Les deux armées vont s’affronter à nouveau, cette fois aux approches du château d’Azincourt qu’on devine derrière une ligne d’arbres. Durant de longs moments la mêlée demeure incertaine. Les archers anglais se montrent toujours aussi redoutables. Alertes, ils se glissent et frappent leurs adversaires de flanc. Les Français possèdent encore l’avantage du nombre mais, incapables de manoeuvrer, ils sont plus que jamais contraints à combattre de front, et payent la lourdeur de leurs équipements. Le duc d’Alençon a près de lui 18 chevaliers qui ont fait le serment d’abattre le roi d’Angleterre dont l’étendard se distingue nettement. Audacieusement, il se lance avec ses compagnons. Sa fougue lui fraie un passage jusqu’au monarque. D’un coup d’épée, il écarte le duc de Gloucester, frère du roi. D’un autre, il brise la couronne coiffant le casque du roi Henri V. Mais les Anglais l’assaillent de toutes parts. Il s’affaisse, mortellement blessé. Ses fidèles, qui l’ont suivi dans l’ambition désespérée de tuer le roi, partagent son sort.

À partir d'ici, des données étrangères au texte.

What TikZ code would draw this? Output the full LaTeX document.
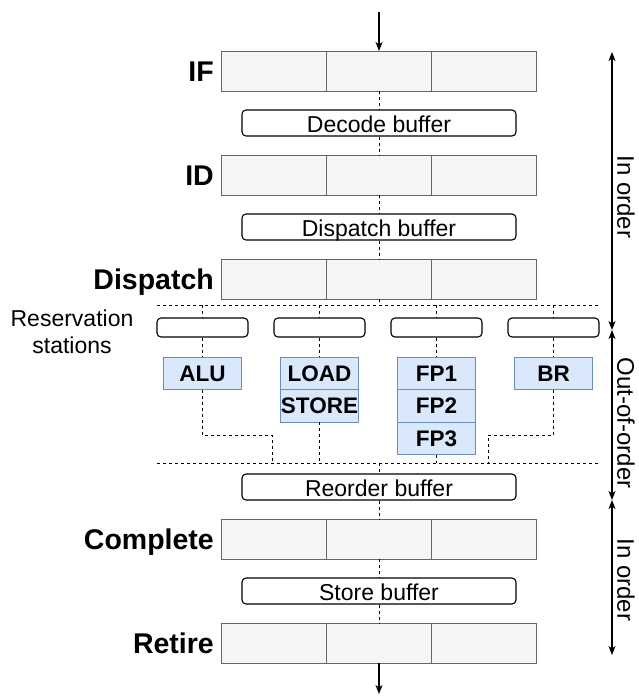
\documentclass[tikz,border=0pt]{standalone}
\usepackage{fontspec}
\setmainfont{Liberation Sans}
\usetikzlibrary{arrows.meta}

\definecolor{cellfill}{HTML}{F5F5F5}
\definecolor{celldraw}{HTML}{666666}
\definecolor{fufill}{HTML}{DAE8FC}
\definecolor{fudraw}{HTML}{6C8EBF}

\tikzset{
  cell/.style={draw=celldraw, fill=cellfill, line width=1pt,
    minimum width=104.67pt, minimum height=40pt, inner sep=0pt, outer sep=0pt},
  stagelabel/.style={font=\fontsize{28.5}{32}\selectfont\bfseries,
    inner sep=0pt, text height=20.4pt, text depth=0pt},
  buf/.style={draw=black, fill=white, rounded corners=4pt, line width=1.1pt,
    minimum width=274pt, minimum height=26pt, inner sep=0pt,
    font=\fontsize{23}{26}\selectfont, text height=19.5pt, text depth=0pt},
  rs/.style={draw=black, fill=white, rounded corners=4pt, line width=1.1pt,
    minimum width=91pt, minimum height=19pt, inner sep=0pt},
  fu/.style={draw=fudraw, fill=fufill, line width=1pt,
    minimum width=78pt, minimum height=32.5pt, inner sep=0pt, outer sep=0pt,
    font=\fontsize{22.5}{26}\selectfont\bfseries, text height=16.1pt, text depth=0pt},
  flow/.style={draw=black, line width=1pt, dash pattern=on 3pt off 3pt},
  arr/.style={draw=black, line width=1.2pt, -{Stealth[length=9pt,width=7pt,inset=2.5pt]}},
  arrboth/.style={draw=black, line width=1.2pt,
    {Stealth[length=9pt,width=7pt,inset=2.5pt]}-{Stealth[length=9pt,width=7pt,inset=2.5pt]}},
  side/.style={font=\fontsize{24}{28}\selectfont, inner sep=0pt,
    text height=17.2pt, text depth=0pt, rotate=-90},
}

\begin{document}
\begin{tikzpicture}[x=1pt,y=-1pt]
\useasboundingbox (0,0) rectangle (638,696);

% pipeline stages: three slots each, with the stage name on the left
\foreach \n/\y/\t in {IF/71/IF, ID/175/ID, DP/279/Dispatch, CP/539/Complete, RT/643/Retire}{
  \node[cell] (\n1) at (274.33,\y) {};
  \node[cell] (\n2) at (379,\y) {};
  \node[cell] (\n3) at (483.67,\y) {};
  \node[stagelabel, anchor=east] (\n-lbl) at (214,\y) {\t};
}

% buffers between stages
\node[buf] (DB)  at (379,123) {Decode buffer};
\node[buf] (DPB) at (379,227) {Dispatch buffer};
\node[buf] (ROB) at (379,487) {Reorder buffer};
\node[buf] (SB)  at (379,591) {Store buffer};

% reservation stations
\node[rs] (RS1) at (202.5,327.5) {};
\node[rs] (RS2) at (319.5,327.5) {};
\node[rs] (RS3) at (436.5,327.5) {};
\node[rs] (RS4) at (553.5,327.5) {};
\node[font=\fontsize{23}{26.5}\selectfont, align=center, inner sep=0pt]
  (rslbl) at (72,331.7) {Reservation\\stations};

% functional units
\node[fu] (ALU)   at (202.5,373.25) {ALU};
\node[fu] (LOAD)  at (319.5,373.25) {LOAD};
\node[fu] (STORE) at (319.5,405.75) {STORE};
\node[fu] (FP1)   at (436.5,373.25) {FP1};
\node[fu] (FP2)   at (436.5,405.75) {FP2};
\node[fu] (FP3)   at (436.5,438.25) {FP3};
\node[fu] (BR)    at (553.5,373.25) {BR};

% out-of-order region boundaries
\coordinate (L1w) at (157,305);
\coordinate (L1e) at (598,305);
\coordinate (L2w) at (157,463);
\coordinate (L2e) at (598,463);
\draw[flow] (L1w) -- (L1e);
\draw[flow] (L2w) -- (L2e);

% in-order flow
\draw[flow] (IF2.south) -- (DB.north);
\draw[flow] (DB.south) -- (ID2.north);
\draw[flow] (ID2.south) -- (DPB.north);
\draw[flow] (DPB.south) -- (DP2.north);
\draw[flow] (DP2.south) -- (DP2.south |- L1w);

% issue to the units
\foreach \i/\f in {1/ALU,2/LOAD,3/FP1,4/BR}{
  \draw[flow] (RS\i.north |- L1w) -- (RS\i.north);
  \draw[flow] (RS\i.south) -- (\f.north);
}

% results back to the reorder buffer
\coordinate (mA) at (272.5,435);
\coordinate (mB) at (488,435);
\draw[flow] (ALU.south) |- (mA) -- (mA |- L2w);
\draw[flow] (BR.south) |- (mB) -- (mB |- L2w);
\draw[flow] (STORE.south) -- (STORE.south |- L2w);
\draw[flow] (FP3.south) -- (FP3.south |- L2w);
\draw[flow] (ROB.north |- L2w) -- (ROB.north);
\draw[flow] (ROB.south) -- (CP2.north);
\draw[flow] (CP2.south) -- (SB.north);
\draw[flow] (SB.south) -- (RT2.north);

% entry and exit
\coordinate (in) at (379,12);
\coordinate (out) at (379,694);
\draw[arr] (in) -- (IF2.north);
\draw[arr] (RT2.south) -- (out);

% ordering ranges on the right
\coordinate (s1) at (612,52);
\coordinate (s2) at (612,330);
\coordinate (s3) at (612,500);
\coordinate (s4) at (612,655);
\draw[arrboth] (s1) -- (s2);
\draw[arrboth] (s2) -- (s3);
\draw[arrboth] (s3) -- (s4);
\node[side] (o1) at (626,197) {In order};
\node[side] (o2) at (626,423) {Out-of-order};
\node[side] (o3) at (626,580) {In order};
\end{tikzpicture}
\end{document}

Henri V est maître du champ de bataille, et la barbarie va ternir à jamais son succès. En effet, 4000 prisonniers, tous nobles et plus ou moins blessés, sont entre ses mains. Soudain, sur des rumeurs de l’imminence d’une nouvelle attaque française, il ordonne de les massacrer. Les archers britanniques, à coups de dagues, se chargent de la vile besogne avant qu’Henri V ne revienne sur sa décision. Mais près de la moitié des captifs sont déjà morts. La bataille est enfin terminée. Elle n’a duré que trois heures : 6000 chevaliers français sont morts, les comtes de Vendôme et de Richemont, le maréchal de Boucicaut, blessés, sont prisonniers. Il est un autre prisonnier fameux. Charles d’Orléans, le poète, père d’un futur roi de France, Louis XII, restera vingt-cinq ans en captivité en Angleterre. Il y chantera la patrie lointaine. Les Anglais, eux, n’ont eu que 1 600 morts.